• _GIVEN DATA_
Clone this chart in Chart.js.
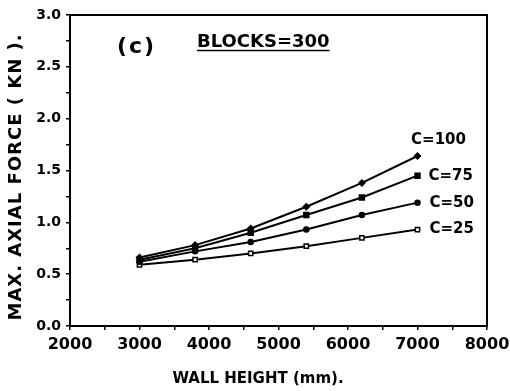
<!DOCTYPE html>
<html>
<head>
<meta charset="utf-8">
<script src="https://cdn.jsdelivr.net/npm/chart.js@4"></script>
<style>
  html, body { margin: 0; padding: 0; background: #fff; }
  #wrap { width: 510px; height: 391px; }
</style>
</head>
<body>
<div id="wrap"><canvas id="myChart"></canvas></div>
<script>
const heights = [3000, 3800, 4600, 5400, 6200, 7000];
const c100 = [0.66, 0.78, 0.94, 1.15, 1.38, 1.64];
const c75 = [0.64, 0.75, 0.90, 1.07, 1.24, 1.45];
const c50 = [0.62, 0.72, 0.81, 0.93, 1.07, 1.19];
const c25 = [0.59, 0.64, 0.70, 0.77, 0.85, 0.93];
const seriesNames = ['C=100', 'C=75', 'C=50', 'C=25'];

const FONT = "'DejaVu Sans', sans-serif";

function pts(ys) {
    return heights.map((h, i) => ({x: h, y: ys[i]}));
}

// where each end label goes relative to the last point
const labelPos = {
    'C=100': {dx: 21, dy: -16, align: 'center'},
    'C=75': {dx: 11, dy: 0, align: 'left'},
    'C=50': {dx: 12, dy: 0, align: 'left'},
    'C=25': {dx: 12, dy: 0, align: 'left'}
};

const extras = {
    id: 'extras',
    afterDraw(chart) {
        const ctx = chart.ctx;
        const a = chart.chartArea;
        ctx.save();
        // frame
        ctx.strokeStyle = '#000';
        ctx.lineWidth = 2;
        ctx.strokeRect(a.left, a.top, a.right - a.left, a.bottom - a.top);

        ctx.fillStyle = '#000';
        // end labels
        ctx.font = 'bold 15px ' + FONT;
        ctx.textBaseline = 'middle';
        chart.data.datasets.forEach((ds, i) => {
            const meta = chart.getDatasetMeta(i);
            const p = meta.data[meta.data.length - 1];
            const lp = labelPos[ds.label];
            ctx.textAlign = lp.align;
            ctx.fillText(ds.label, p.x + lp.dx, p.y + lp.dy);
        });

        // panel text
        ctx.textAlign = 'left';
        ctx.textBaseline = 'alphabetic';
        ctx.font = 'bold 22px ' + FONT;
        ctx.letterSpacing = '2px';
        ctx.fillText('(c)', 117, 53);
        ctx.letterSpacing = '0px';
        ctx.font = 'bold 18px ' + FONT;
        ctx.fillText('BLOCKS=300', 197, 47);
        const w = ctx.measureText('BLOCKS=300').width;
        ctx.lineWidth = 1.5;
        ctx.beginPath();
        ctx.moveTo(197, 50.5);
        ctx.lineTo(197 + w, 50.5);
        ctx.stroke();

        // axis titles
        ctx.textAlign = 'center';
        ctx.textBaseline = 'middle';
        ctx.font = 'bold 15px ' + FONT;
        ctx.fillText('WALL HEIGHT (mm).', 258, 379);
        ctx.translate(16, 177);
        ctx.rotate(-Math.PI / 2);
        ctx.letterSpacing = '1px';
        ctx.font = 'bold 18px ' + FONT;
        ctx.fillText('MAX. AXIAL FORCE ( KN ).', 0, 0);
        ctx.restore();
    }
};

new Chart(document.getElementById('myChart'), {
    type: 'line',
    data: {
        datasets: [
            {
                label: seriesNames[0],
                data: pts(c100),
                pointStyle: 'rectRot',
                pointRadius: 3,
                backgroundColor: '#000'
            },
            {
                label: seriesNames[1],
                data: pts(c75),
                pointStyle: 'rect',
                pointRadius: 3.5,
                backgroundColor: '#000'
            },
            {
                label: seriesNames[2],
                data: pts(c50),
                pointStyle: 'circle',
                pointRadius: 2.5,
                backgroundColor: '#000'
            },
            {
                label: seriesNames[3],
                data: pts(c25),
                pointStyle: 'rect',
                pointRadius: 3,
                backgroundColor: '#fff'
            }
        ]
    },
    options: {
        responsive: true,
        maintainAspectRatio: false,
        animation: false,
        devicePixelRatio: 1,
        layout: {
            padding: {top: 15, right: 23, left: 0, bottom: 0}
        },
        elements: {
            line: {borderColor: '#000', borderWidth: 2, tension: 0, fill: false},
            point: {borderColor: '#000', borderWidth: 1.5}
        },
        scales: {
            x: {
                type: 'linear',
                min: 2000,
                max: 8000,
                afterFit: (s) => {
                    s.height = 65;
                    s.paddingRight = 0;
                    s.paddingLeft = 0;
                },
                border: {display: true, color: '#000', width: 2},
                grid: {drawOnChartArea: false, color: '#000', tickLength: 4, lineWidth: 1.5},
                ticks: {
                    stepSize: 500,
                    autoSkip: false,
                    maxRotation: 0,
                    padding: 5,
                    color: '#000',
                    font: {family: FONT, size: 16, weight: 'bold'},
                    callback: (v) => v % 1000 === 0 ? String(v) : ''
                }
            },
            y: {
                min: 0,
                max: 3,
                afterFit: (s) => { s.width = 70; },
                border: {display: true, color: '#000', width: 2},
                grid: {drawOnChartArea: false, color: '#000', tickLength: 4, lineWidth: 1.5},
                ticks: {
                    stepSize: 0.25,
                    autoSkip: false,
                    padding: 5,
                    color: '#000',
                    font: {family: FONT, size: 14, weight: 'bold'},
                    callback: (v) => Math.abs(v * 2 - Math.round(v * 2)) < 1e-6 ? v.toFixed(1) : ''
                }
            }
        },
        plugins: {
            legend: {display: false},
            tooltip: {enabled: false}
        }
    },
    plugins: [extras]
});
</script>
</body>
</html>
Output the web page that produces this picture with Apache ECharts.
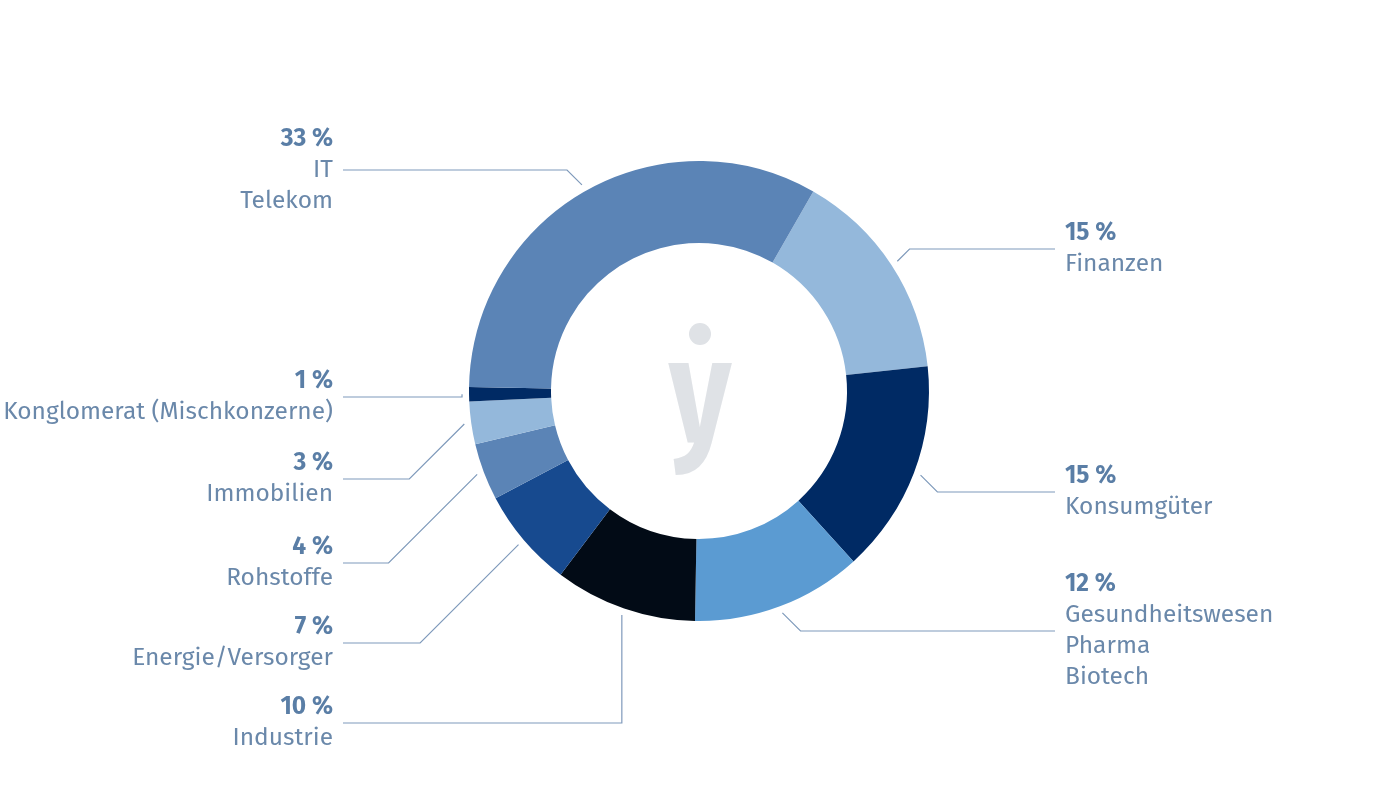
<!DOCTYPE html>
<html><head><meta charset="utf-8">
<script src="https://cdn.jsdelivr.net/npm/echarts@6/dist/echarts.min.js"></script>
<style>html,body{margin:0;padding:0;background:#fff}#c{width:1400px;height:788px}</style>
</head><body><div id="c"></div>
<script>
const categories = ['Finanzen','Konsumgüter','Gesundheitswesen\nPharma\nBiotech','Industrie','Energie/Versorger','Rohstoffe','Immobilien','Konglomerat (Mischkonzerne)','IT\nTelekom'];
const values = [15,15,12,10,7,4,3,1,33];
const colors = ['#94b8db','#002a64','#5b9bd2','#020b16','#174a8f','#5b84b6','#94b8db','#002a64','#5b84b6'];
// layout: label vertical centre per slice and side
const labelY = [249,492,631,723,643,563,479,397,170];
const side = [1,1,1,-1,-1,-1,-1,-1,-1];

const CX=699, CY=391, R=237, START=60.2;
const total = values.reduce((a,b)=>a+b,0);
function midAngle(i){
  let s=0; for(let k=0;k<i;k++) s+=values[k];
  const deg = START - (s+values[i]/2)/total*360;
  return deg*Math.PI/180;
}
const chart = echarts.init(document.getElementById('c'));
chart.setOption({
  animation:false,
  graphic:[
    {type:'circle',shape:{cx:700,cy:334,r:11},style:{fill:'#dfe2e6'}},
    {type:'text',x:700,y:400,scaleX:0.8,style:{text:'y',fontSize:150,fontWeight:'bold',fontFamily:'Fira Sans, Noto Sans',fill:'#dfe2e6',align:'center',verticalAlign:'middle'}}
  ],
  series:[{
    type:'pie', center:[CX,CY], radius:[148,230], startAngle:START, clockwise:true,
    data: categories.map((c,i)=>({name:c,value:values[i],itemStyle:{color:colors[i]}})),
    label:{show:true, fontFamily:'Fira Sans, Open Sans, Noto Sans',
      formatter:p=>'{b|'+p.value+' %}\n'+p.name.split('\n').map(s=>'{n|'+s+'}').join('\n'),
      rich:{b:{fontSize:24.5,fontWeight:'bold',color:'#5a7ea6',lineHeight:31,fontFamily:'Fira Sans, Open Sans'},
            n:{fontSize:24.5,color:'#6a88aa',lineHeight:31,fontFamily:'Fira Sans, Open Sans'}}},
    labelLine:{show:true,lineStyle:{color:'#7f9abb',width:1.2}},
    labelLayout:function(params){
      const i=params.dataIndex; const a=midAngle(i);
      const sx=CX+R*Math.cos(a), sy=CY-R*Math.sin(a);
      const y=labelY[i];
      let bx;
      if(i===3||i===7) bx=sx;
      else if(side[i]===1) bx=sx+Math.abs(y-sy);
      else bx=sx-Math.abs(y-sy);
      const ex = side[i]===1?1055:343;
      return {x: side[i]===1?1065:333, y:y, align: side[i]===1?'left':'right', verticalAlign:'middle',
        labelLinePoints:[[sx,sy],[bx,y],[ex,y]]};
    }
  }]
});
</script></body></html>
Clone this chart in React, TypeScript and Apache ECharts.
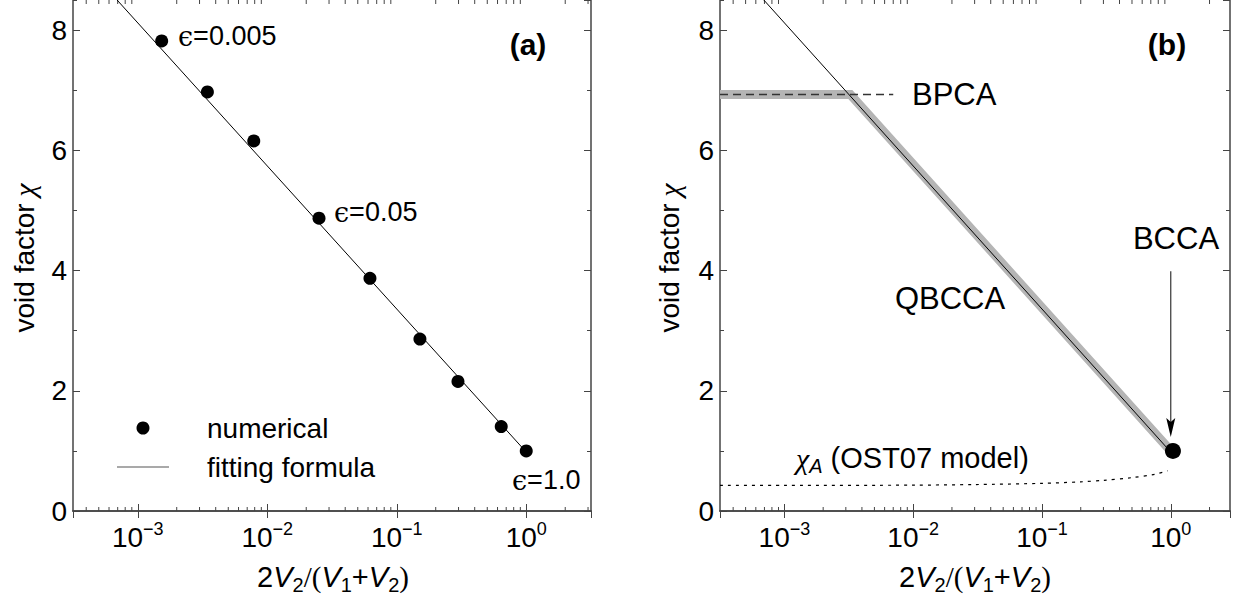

• _WORK TO COMPLETE_
Give again, exactly as written, only the lines that start at the one with "Output the web" and end at the one with "const side = [1,1,1,-1,-1,-1,-1,-1,-1];", both included. Skip any pictures.

• _RESPONSE BELOW_
Output the web page that produces this picture with Apache ECharts.
<!DOCTYPE html>
<html><head><meta charset="utf-8">
<script src="https://cdn.jsdelivr.net/npm/echarts@6/dist/echarts.min.js"></script>
<style>html,body{margin:0;padding:0;background:#fff}#c{width:1400px;height:788px}</style>
</head><body><div id="c"></div>
<script>
const categories = ['Finanzen','Konsumgüter','Gesundheitswesen\nPharma\nBiotech','Industrie','Energie/Versorger','Rohstoffe','Immobilien','Konglomerat (Mischkonzerne)','IT\nTelekom'];
const values = [15,15,12,10,7,4,3,1,33];
const colors = ['#94b8db','#002a64','#5b9bd2','#020b16','#174a8f','#5b84b6','#94b8db','#002a64','#5b84b6'];
// layout: label vertical centre per slice and side
const labelY = [249,492,631,723,643,563,479,397,170];
const side = [1,1,1,-1,-1,-1,-1,-1,-1];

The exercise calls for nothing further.